Search code examples
compressionentropyinformation-theory

Is there an algorithm for "perfect" compression?


Let me clarify, I'm not talking about perfect compression in the sense of an algorithm that is able to compress any given source material, I realize that is impossible. What I'm trying to get at is an algorithm that is able to encode any source string of bits to it's absolute maximum compressed state, as determined by it's Shannon entropy.

I believe I have heard some things about Huffman Coding being in some sense optimal, so I believe that this encryption scheme might be based off that, but here is my issue:

Consider the bit-strings: a = "101010101010", b = "110100011010".

Using plain Shannon entropy, these bit strings should have the exact same entropy when we consider the bit strings as simply symbols of 0's and 1's, but this approach is flawed, because we can intuitively see that bitstring a has less entropy than bitstring b because it is simply a pattern of repeated 10's.
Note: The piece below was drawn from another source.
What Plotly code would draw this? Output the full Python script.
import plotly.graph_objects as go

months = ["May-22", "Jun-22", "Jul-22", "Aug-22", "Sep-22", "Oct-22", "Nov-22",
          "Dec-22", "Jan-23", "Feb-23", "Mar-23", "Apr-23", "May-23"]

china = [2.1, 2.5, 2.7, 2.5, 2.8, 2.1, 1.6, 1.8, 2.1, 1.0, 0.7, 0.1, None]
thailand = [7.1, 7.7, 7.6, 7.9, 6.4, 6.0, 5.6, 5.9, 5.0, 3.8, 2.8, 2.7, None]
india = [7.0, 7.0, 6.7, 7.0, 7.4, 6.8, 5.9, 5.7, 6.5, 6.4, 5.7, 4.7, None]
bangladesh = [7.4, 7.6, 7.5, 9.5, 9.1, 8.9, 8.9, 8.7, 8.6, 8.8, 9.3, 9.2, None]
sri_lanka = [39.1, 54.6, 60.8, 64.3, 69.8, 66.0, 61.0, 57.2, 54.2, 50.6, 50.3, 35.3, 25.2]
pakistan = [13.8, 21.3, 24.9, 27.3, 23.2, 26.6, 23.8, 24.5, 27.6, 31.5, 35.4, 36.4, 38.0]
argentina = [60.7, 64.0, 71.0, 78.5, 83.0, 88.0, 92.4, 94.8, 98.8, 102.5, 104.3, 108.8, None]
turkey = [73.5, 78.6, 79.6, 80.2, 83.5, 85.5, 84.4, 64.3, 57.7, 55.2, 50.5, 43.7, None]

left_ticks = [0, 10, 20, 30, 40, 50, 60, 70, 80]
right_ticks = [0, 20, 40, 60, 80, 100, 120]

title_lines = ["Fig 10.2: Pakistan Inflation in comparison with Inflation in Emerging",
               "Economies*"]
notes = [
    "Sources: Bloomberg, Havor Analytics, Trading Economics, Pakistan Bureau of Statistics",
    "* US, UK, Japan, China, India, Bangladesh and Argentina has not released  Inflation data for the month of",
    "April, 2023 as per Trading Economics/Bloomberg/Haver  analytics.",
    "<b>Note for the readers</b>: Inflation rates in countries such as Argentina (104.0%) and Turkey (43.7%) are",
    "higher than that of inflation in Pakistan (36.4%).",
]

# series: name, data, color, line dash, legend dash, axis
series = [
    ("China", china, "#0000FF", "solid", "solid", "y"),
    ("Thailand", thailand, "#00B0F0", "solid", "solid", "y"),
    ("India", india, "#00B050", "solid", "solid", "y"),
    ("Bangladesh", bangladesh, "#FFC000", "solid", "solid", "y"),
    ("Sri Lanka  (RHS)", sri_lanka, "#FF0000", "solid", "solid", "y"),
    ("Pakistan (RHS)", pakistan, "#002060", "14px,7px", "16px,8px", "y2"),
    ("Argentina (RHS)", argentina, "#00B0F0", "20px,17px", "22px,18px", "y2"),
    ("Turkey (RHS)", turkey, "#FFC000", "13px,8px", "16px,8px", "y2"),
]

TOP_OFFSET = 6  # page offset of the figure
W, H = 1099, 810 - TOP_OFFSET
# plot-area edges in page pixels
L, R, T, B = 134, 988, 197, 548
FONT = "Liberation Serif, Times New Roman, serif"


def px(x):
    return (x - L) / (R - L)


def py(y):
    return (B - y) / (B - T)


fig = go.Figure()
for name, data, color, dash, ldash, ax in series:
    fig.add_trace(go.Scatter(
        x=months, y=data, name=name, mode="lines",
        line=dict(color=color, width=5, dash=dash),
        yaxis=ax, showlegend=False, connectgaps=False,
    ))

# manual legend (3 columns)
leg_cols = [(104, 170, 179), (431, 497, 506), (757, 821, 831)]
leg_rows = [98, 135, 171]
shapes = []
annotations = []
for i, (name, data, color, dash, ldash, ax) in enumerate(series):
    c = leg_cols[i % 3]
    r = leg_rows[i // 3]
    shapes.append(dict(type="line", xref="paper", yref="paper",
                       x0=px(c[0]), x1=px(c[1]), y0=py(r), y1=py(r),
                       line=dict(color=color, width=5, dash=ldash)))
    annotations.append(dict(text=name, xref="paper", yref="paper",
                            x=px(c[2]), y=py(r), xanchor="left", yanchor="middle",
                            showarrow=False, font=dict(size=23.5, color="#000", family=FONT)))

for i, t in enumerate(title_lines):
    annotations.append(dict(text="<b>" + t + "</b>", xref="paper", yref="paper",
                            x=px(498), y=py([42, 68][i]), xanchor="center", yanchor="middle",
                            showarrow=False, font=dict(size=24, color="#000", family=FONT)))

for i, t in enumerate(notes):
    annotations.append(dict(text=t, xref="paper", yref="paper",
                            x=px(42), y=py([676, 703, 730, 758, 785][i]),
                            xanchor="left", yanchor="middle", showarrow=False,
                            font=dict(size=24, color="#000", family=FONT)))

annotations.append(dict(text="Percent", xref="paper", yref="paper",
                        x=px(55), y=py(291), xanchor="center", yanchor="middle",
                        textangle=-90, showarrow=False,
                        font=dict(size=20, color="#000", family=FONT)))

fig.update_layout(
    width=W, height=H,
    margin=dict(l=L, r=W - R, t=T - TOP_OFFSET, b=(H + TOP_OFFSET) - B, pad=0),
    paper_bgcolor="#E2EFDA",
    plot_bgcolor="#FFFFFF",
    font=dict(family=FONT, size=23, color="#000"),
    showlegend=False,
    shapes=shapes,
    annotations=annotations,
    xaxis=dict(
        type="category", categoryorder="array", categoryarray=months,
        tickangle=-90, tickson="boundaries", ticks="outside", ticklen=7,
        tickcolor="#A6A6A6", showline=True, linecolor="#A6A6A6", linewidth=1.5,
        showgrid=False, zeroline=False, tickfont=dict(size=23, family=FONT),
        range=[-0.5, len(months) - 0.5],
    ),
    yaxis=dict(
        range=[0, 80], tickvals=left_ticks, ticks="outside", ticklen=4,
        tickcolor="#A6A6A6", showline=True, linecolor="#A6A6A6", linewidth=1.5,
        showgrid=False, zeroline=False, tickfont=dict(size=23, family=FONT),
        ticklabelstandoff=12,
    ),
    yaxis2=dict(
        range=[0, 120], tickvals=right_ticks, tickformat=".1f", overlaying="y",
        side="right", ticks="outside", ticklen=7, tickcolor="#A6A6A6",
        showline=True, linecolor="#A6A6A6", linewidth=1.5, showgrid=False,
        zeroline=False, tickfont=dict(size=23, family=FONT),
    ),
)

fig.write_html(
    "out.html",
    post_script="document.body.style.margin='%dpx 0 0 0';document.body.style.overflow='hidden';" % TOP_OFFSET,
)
With this in mind, we could get a better idea of the actual entropy of the source by calculating the Shannon entropy for the composite symbols 00, 10, 01, and 11.
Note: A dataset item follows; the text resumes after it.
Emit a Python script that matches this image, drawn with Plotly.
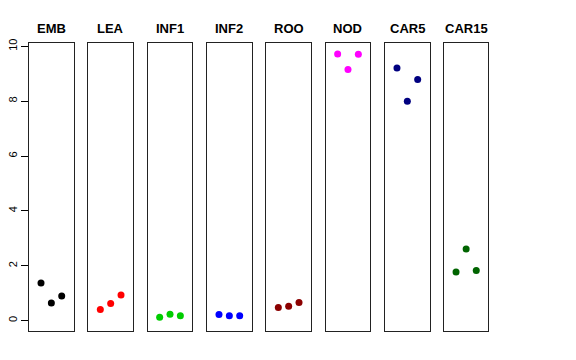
import plotly.graph_objects as go

categories = ["EMB", "LEA", "INF1", "INF2", "ROO", "NOD", "CAR5", "CAR15"]
colors = ["#000000", "#FF0000", "#00CD00", "#0000FF", "#8B0000", "#FF00FF", "#000080", "#006400"]
x_index = [1, 2, 3]
emb = [1.37, 0.64, 0.90]
lea = [0.40, 0.62, 0.93]
inf1 = [0.12, 0.23, 0.18]
inf2 = [0.22, 0.18, 0.18]
roo = [0.48, 0.52, 0.66]
nod = [9.72, 9.15, 9.71]
car5 = [9.21, 8.00, 8.79]
car15 = [1.77, 2.61, 1.83]
values = [emb, lea, inf1, inf2, roo, nod, car5, car15]
y_ticks = [0, 2, 4, 6, 8, 10]

W, H = 576, 360
# page body has an 8px default margin; compensate
ml, mr, mt, mb = 21, 96, 35, 37
pw = W - ml - mr
step = 59.33
box_w = 44.7

fig = go.Figure()
layout = dict(
    width=W, height=H, margin=dict(l=ml, r=mr, t=mt, b=mb, autoexpand=False),
    paper_bgcolor="white", plot_bgcolor="white", showlegend=False,
    font=dict(family="Liberation Sans, Arial, sans-serif", color="black"),
)
annotations = []
for i, (cat, col, vals) in enumerate(zip(categories, colors, values)):
    xa = "x" if i == 0 else f"x{i+1}"
    ya = "y" if i == 0 else f"y{i+1}"
    fig.add_trace(go.Scatter(x=x_index, y=vals, mode="markers", xaxis=xa, yaxis=ya,
                             marker=dict(color=col, size=7, line=dict(width=0))))
    d0 = (i * step) / pw
    d1 = min((i * step + box_w) / pw, 1)
    xkey = "xaxis" if i == 0 else f"xaxis{i+1}"
    ykey = "yaxis" if i == 0 else f"yaxis{i+1}"
    layout[xkey] = dict(domain=[d0, d1], range=[-0.16, 4.16], anchor=ya, automargin=False,
                        showline=True, mirror=True, linecolor="#222", linewidth=1,
                        showgrid=False, zeroline=False, showticklabels=False, ticks="")
    ydict = dict(domain=[0, 1], range=[-0.38, 10.12], anchor=xa, automargin=False,
                 showline=True, mirror=True, linecolor="#222", linewidth=1,
                 showgrid=False, zeroline=False)
    if i == 0:
        ydict.update(tickvals=y_ticks, ticktext=[str(t) for t in y_ticks], ticks="outside",
                     ticklen=7, tickcolor="black", tickwidth=1, tickangle=-90,
                     tickfont=dict(size=11, color="black"), showticklabels=True)
    else:
        ydict.update(showticklabels=False, ticks="")
    layout[ykey] = ydict
    annotations.append(dict(text=f"<b>{cat}</b>", x=(d0 + d1) / 2, xref="paper",
                            xanchor="center", y=1, yref="paper", yanchor="bottom", yshift=5,
                            showarrow=False, font=dict(size=13, color="black")))
layout["annotations"] = annotations
fig.update_layout(**layout)
fig.write_html("out.html")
This is just my understanding, and I could be totally off base, but from what I understand, for an ergodic source to be truly random, for an ergodic source with length n. the statistical probability of all n-length groups of symbols must be equally likely.

I suppose to be more specific than the question in the title, I have three main questions:

Does Huffman encoding using single bits as symbols compress a bitstring like a optimally, even with an obvious pattern that occurs when we analyze the string at the level of 2-bit symbols? If not, could one optimally compress a source by cycling through different "levels" (sorry if I'm butchering the terminology here) of Huffman coding until the best compression rate is found? Could going through different "rounds" of Huffman coding further increase the compression rate in some instances? (e.a. first go through Huffman coding with symbols that are 5 bits long, then going through Huffman coding for symbols that are 4 bits long? huff_4bits(huff_5bits(bitstring)) )


Solution

  • As stated by Mark, the general answer is "no", due to Kolmogorov complexity. Let me expand a bit on that.

    Compression is basically two steps : 1) Model 2) Entropy

    The role of the model is to "guess" the next bytes or fields to come. Model can have any form, and there is no limit to its effectiveness. A trivial example is a random number generator function : from an external perspective, it looks like a noise, and therefore cannot be compressed. But if you know the generation function, an infinitely long sequence can be compressed into a small set of code, the generator function.

    That's why there is "no limit", and Kolmogorov complexity just states that : you can never guarantee that there is not a better way to "model" the data.

    The second part is computable : Entropy is where you find the "Shannon Limit". Given a set of symbols (typically, the output symbols from the model), which are part of an alphabet, you can compute the optimal cost, and find a way to reach the proven ultimate compression limit, which is the Shannon limit.

    Huffman is optimal with regards to the Shannon limit if you accept the limitation that each symbol must be encoded using an integer number of bits. This is close but imperfect approximation. Better compression can be achieved by using fractional bits, which is what Arithmetic Coders do offer, or the more recent ANS-based Finite State Entropy coder. Both get much closer to the Shannon limit.

    The Shannon limit only applies if you treat a set of symbols "individually". As soon as you try to "combine them", or find any correlations between the symbols, you are "modeling". And this is the territory of Kolmogorov Complexity, which is not computable.